From 60–120 days, scale cautiously to a cell. Extend integrations to CAM so learned parameters feed back into templates and annotated tool libraries. Begin **federated updates** if multiple machines share the same process families, and elevate autonomy where data demonstrates consistent gains. Formalize SOPs for sensor checks, drift monitoring, and model promotions, and align HMI conventions across machines to reduce cognitive load. By the end of this phase, the program should have defensible, repeatable wins and a runway for expanding across the shop with predictable effort and risk.

Future directions

Several frontiers promise further gains. Wider **STEP-NC** adoption will deliver the semantics needed for richer edge reasoning: explicit features, tolerances, and strategies that tell the controller not only what to cut but why. **Physics-informed surrogates** can fuse mechanistic stability maps with data-driven learning to improve sample efficiency and extrapolation, while multi-axis optimizers that consider jerk and acceleration constraints will squeeze more performance from modern kinematics without degrading surface finish. Standardization across vendors—interfaces, timing models, feature schemas—will make adaptive machining a first-class capability across diverse controllers and sensors.
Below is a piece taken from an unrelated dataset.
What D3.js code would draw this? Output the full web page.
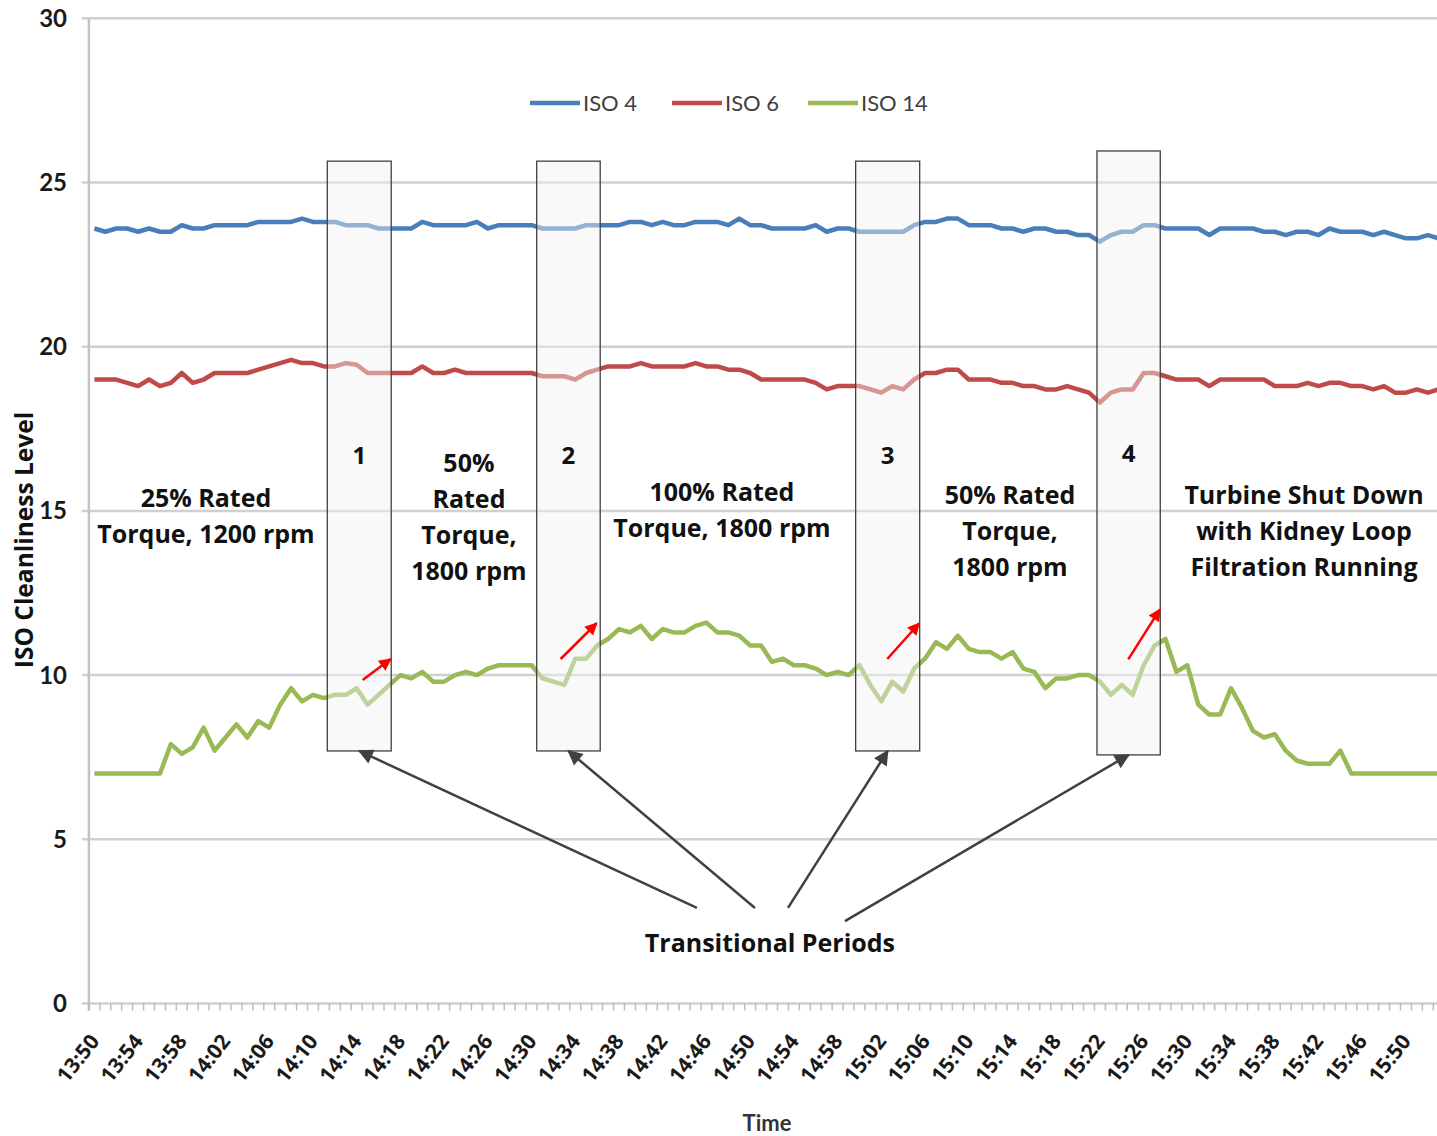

On the hardware plane, expect more specialized accelerators tuned for spectral and time-series workloads and closer coupling between actuator drives and inference hardware. In software, toolchain maturity—quantization-aware training that preserves uncertainty calibration, robust TinyML pipelines for first-tier classifiers, and built-in **deterministic execution** constructs—will lower barriers. The direction is clear: as edge intelligence becomes native to CAM, the spindle stops being the end of a static post-process and becomes an active participant in an ever-learning, closed-loop manufacturing system that thrives on variability instead of fearing it.